Of particular interest was how this would affect people’s perceptions of Bella/Beau. Bella was constantly criticized for being a poor model for girls; she was deemed weak, dependent, and unhealthy. Now that Beau (Bella’s gender-reversed counterpart) is the one that’s a weak human, does it change how people view this character? Is he suddendly a poor role model for boys? Well, that’s a difficult question to answer. Beau’s character does come off nearly as helpless as Bella’s did; he is constantly finding himself in dangerous situations, he’s clumsy, and he’s weaker than Edythe (Edward’s counterpart). However, he still maintains a lot of independence and tends to display some traditional masculine behavior.


This conversation could go on forever, so let me sum up how I felt about gender in this book. For the most part, whether or not it helped perpetuate or negate traditional gender roles, it made me THINK about gender. It made me REALLY THINK about it, and there’s inherent value just in that. That alone makes me glad that I took the time to read this book and explore my own notions about gender roles.

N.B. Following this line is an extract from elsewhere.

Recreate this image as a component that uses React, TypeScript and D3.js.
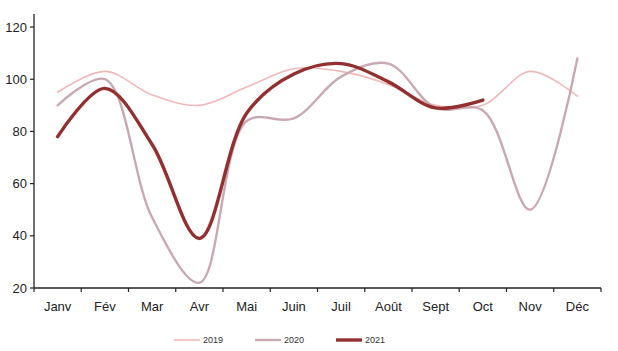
import React from "react";
import * as d3 from "d3";

const months = ["Janv", "Fév", "Mar", "Avr", "Mai", "Juin", "Juil", "Août", "Sept", "Oct", "Nov", "Déc"];
const s2019 = [95, 103, 94, 90, 97, 104, 103, 98, 90, 90, 103, 93.5];
const s2020 = [90, 100, 47, 22, 84, 85, 101, 106, 89, 88, 50, 108];
const s2021 = [78, 96.5, 75, 39, 87, 102, 106, 99, 89, 92];
const yTicks = [20, 40, 60, 80, 100, 120];

const series = [
  { name: "2019", values: s2019, color: "#f0b9b9", width: 1.6 },
  { name: "2020", values: s2020, color: "#c9a9b1", width: 2.4 },
  { name: "2021", values: s2021, color: "#932f2f", width: 3.4 },
];

export default function App() {
  const W = 618, H = 351;
  const left = 34, right = 601, top = 14, bottom = 288;
  const x = d3.scaleBand<string>().domain(months).range([left, right]);
  const y = d3.scaleLinear().domain([20, 125]).range([bottom, top]);
  const line = d3
    .line<number>()
    .x((_, i) => (x(months[i]) as number) + x.bandwidth() / 2)
    .y((d) => y(d))
    .curve(d3.curveCatmullRom.alpha(0.5));
  const font = "'Liberation Sans', Arial, sans-serif";
  const legendX = [174, 255, 336];
  const tickXs = months.map((m) => x(m) as number).concat([right]);
  return (
    <svg width={W} height={H} style={{ position: "absolute", left: 0, top: 0 }}>
      <rect width={W} height={H} fill="#fff" />
      {series.map((s) => (
        <path key={s.name} d={line(s.values) || ""} fill="none" stroke={s.color} strokeWidth={s.width} strokeLinecap="round" />
      ))}
      <line x1={left} x2={left} y1={top} y2={bottom} stroke="#222" strokeWidth={1.3} />
      <line x1={left} x2={right} y1={bottom} y2={bottom} stroke="#222" strokeWidth={1.3} />
      {yTicks.map((t) => (
        <g key={t}>
          <line x1={left - 4} x2={left} y1={y(t)} y2={y(t)} stroke="#222" strokeWidth={1.2} />
          <text x={left - 7} y={y(t)} dy="0.35em" textAnchor="end" fontFamily={font} fontSize={13} fill="#222">
            {t}
          </text>
        </g>
      ))}
      {tickXs.map((tx, i) => (
        <line key={i} x1={tx} x2={tx} y1={bottom} y2={bottom + 4} stroke="#222" strokeWidth={1.2} />
      ))}
      {months.map((m) => (
        <text key={m} x={(x(m) as number) + x.bandwidth() / 2} y={311} textAnchor="middle" fontFamily={font} fontSize={13} fill="#222">
          {m}
        </text>
      ))}
      {series.map((s, i) => (
        <g key={s.name}>
          <line x1={legendX[i]} x2={legendX[i] + 26} y1={340} y2={340} stroke={s.color} strokeWidth={s.width} />
          <text x={legendX[i] + 29} y={340} dy="0.35em" fontFamily={font} fontSize={9} fill="#333">
            {s.name}
          </text>
        </g>
      ))}
    </svg>
  );
}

The majority of the book follows the original quite closely, but the ending to Life and Death is DRASTICALLY different than that of Twilight. It was an interesting way to re-live the story and explore the what-if’s that the original book sparked. Also, the ending and the afterword leaves no question: Stephanie Meyer will not further recreate the series based on this gender reversal. This will be the only book to follow Beau and Edythe’s story. I’m trying not to give too much away!

All in all, while I would not consider this book a favorite, or even up to par for the rest of this series, I’m glad I read it. Ultimately, I would recommend it to fans of the Twilight franchise.